Actually that isn’t a little-known fact if you know me at all because I think it is so fun and I tell everyone the first chance I get. (Even though I actually do not like birds at all. I appreciate the process from afar.)
Over dinner one night my stepdad dropped the bombshell on me that he buys his chickens from a nearby Amish community. Talk about taking interesting and multiplying it by fascinating! I was hooked, and made him promise to take me along the next time he ventured out there.
We picked a date and I wrote it in big block letters in my planner. I was eagerly awaiting my visit with the Amish. Finally the date arrived! Did you guys know that there is an Amish community in Mississippi? I did not.
It was a little tricky to find (translation: there is no way I would have ever found it, or my way home, were it not for my stepdad.) I clutched my camera (though I was careful not to actually photograph any of the people so as not to offend) as we approached the ten or twelve houses sprawled across a large plot of land.
This windmill is used to draw their water up from the well below:
Each “house” has several buildings associated with it. The house below had a barn, a greenhouse, a shed used as a shop to sell vegetables, and several other storage buildings for keeping their horse-drawn buggies, woodpile, etc. Oh and we can’t forget the outhouse. (and we have just landed on the biggest hurdle in my surviving as a member of the Amish community. Well, that and the lack of wifi…)
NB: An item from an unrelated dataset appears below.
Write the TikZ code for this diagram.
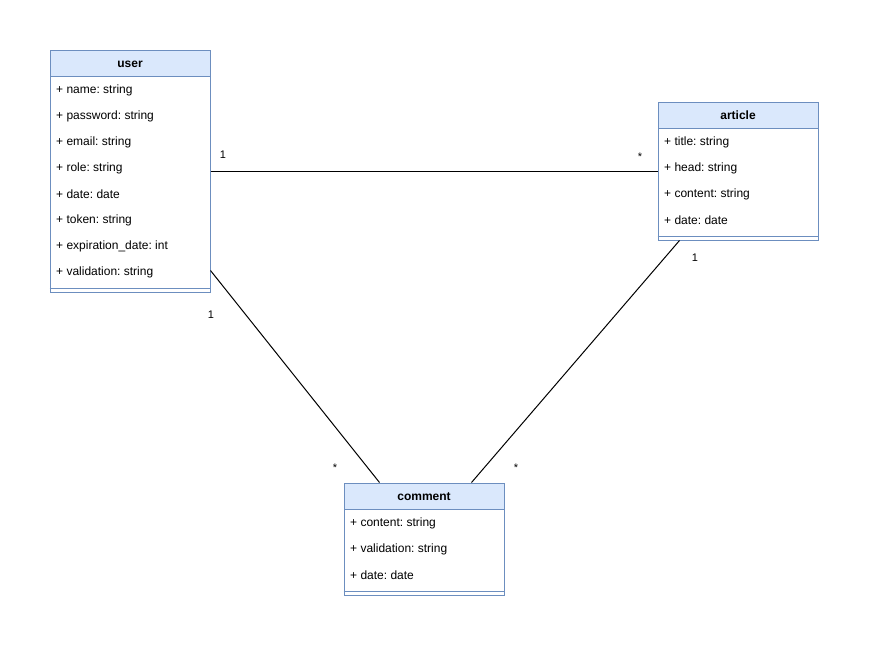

By the mailboxes were signs indicating which goods that family has to sell. They add or remove signs based on the season and the crops. There was a wide range from vegetables to leather goods to soaps and candles, and so on. I loved the handlettered signs:
All of the families had these gourds hanging near their homes. My stepdad told me they are to attract birds that protect the crops from insects and other threats.
The people were very quiet and friendly, though they seemed shy. Everyone wears handmade clothes, the guys in pants/suspenders and straw hats, the girls in dresses and bonnets. I would have loved to sit and ask them questions about their life for hours, but everyone seemed very busy, doing chores or tending the little sheds that served as shops, even the smaller children, so I did my best to stay out of their way and not distract them. The children seemed to have a hard time keeping their eyes off of us though, I am sure they are curious about the strangers who visit.
This is their schoolhouse:
I noticed the hats hanging out on the porch of this family’s house, and we figured they must be getting ready for the next day’s Sunday service, which takes place in different house each week.
The whole experience was so interesting to me, I can’t wait to go back when they get their corn crop in. On this trip we bought: eggplants, onions, tomatoes, homemade bread, peanut brittle, and a blueberry pie.